Draft, Sketch, Prove (2023) decomposed the problem differently. An LLM generates an informal proof sketch; a separate step formalizes it tactic by tactic. This mirrors how mathematicians actually work and sidesteps some of the premise-selection difficulty by anchoring the search to a high-level plan before generation begins.
Current state-of-the-art systems score in the 60 to 70 percent range on miniF2F, a benchmark of 244 competition-level mathematics problems. The remaining hard cases involve long proof chains, non-obvious decompositions, and introducing auxiliary lemmas not present in Mathlib.
What Leanstral Adds
The Leanstral announcement centers on local deployment. This is not an incidental operational detail. Formal verification is most valuable in settings where sending code to a cloud API is not acceptable: aerospace, cryptographic protocol verification, safety-critical embedded systems, financial settlement logic. A locally-runnable model with auditable weights fits into a certification workflow in a way that a cloud API cannot.
Mistral’s open-weight approach also means the model can be fine-tuned on domain-specific proof corpora. A team verifying a specific embedded operating system interface can adapt the model to their particular type definitions and conventions, which is not possible with AlphaProof. The community can inspect the architecture, identify failure modes, and improve the model in ways that a closed system does not permit.
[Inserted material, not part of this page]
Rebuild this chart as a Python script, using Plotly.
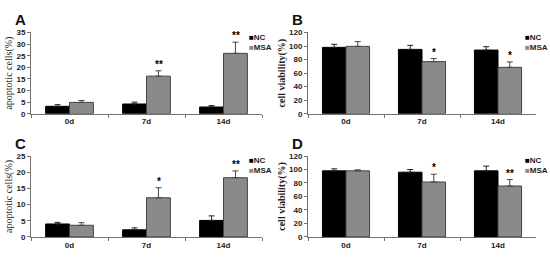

The underlying architecture follows the same pattern as its predecessors: AI-generated tactic sequences validated by the Lean 4 kernel. Mathlib4 contains over 150,000 theorems and definitions, covering most undergraduate and significant graduate mathematics. It serves simultaneously as the primary training corpus and the most demanding benchmark for any Lean 4 agent.
Lean 4’s dual nature as both a programming language and a proof assistant is what makes the software verification use case coherent. A function’s type can encode its specification; the kernel verifies that the implementation satisfies it. The Leanstral vision is verified software synthesis: an AI that produces Lean 4 code for a specification and constructs a proof that the code satisfies it, with the kernel certifying both in a single pass.
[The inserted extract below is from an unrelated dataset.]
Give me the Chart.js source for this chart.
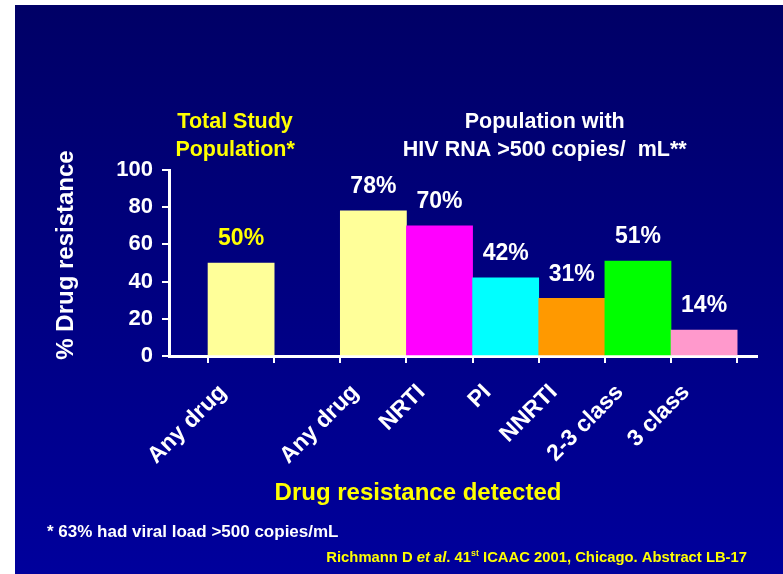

The Part AI Does Not Solve
The kernel guarantee has a boundary worth stating clearly. The kernel verifies that a proof term has the type corresponding to a stated proposition. If the proposition itself is wrong, if the specification misdescribes the threat model, misses an edge case, or formalizes the wrong semantics, the verified proof is vacuously correct. Proving that a sorting function returns a sorted list says nothing about whether it handles the specific edge case relevant to the caller’s invariants. Writing the right specification remains a human problem.
The historical argument against formal methods was always that specification plus proof effort was estimated at 10 to 50 times the effort of just writing the code. AI assistance changes this ratio substantially on the proof side. What it does not change is the cognitive work of deciding what to prove. The Liquid Tensor Experiment demonstrated that formalizing Peter Scholze’s condensed mathematics took years of substantial community effort. Proof generation was hard; deciding exactly what the formal statement of each lemma should be was at least equally demanding.
The productive question for the next several years is how much of the specification problem can be assisted by the same models. A system that generates a plausible formal specification from a natural-language description of intent, verifies the implementation against it, and then surfaces cases where the formal specification diverges from the intent would change the software verification workflow significantly. Leanstral does not claim to solve this, but the trajectory of the field points in that direction. The kernel stays in place as the final judge; everything else is being automated around it.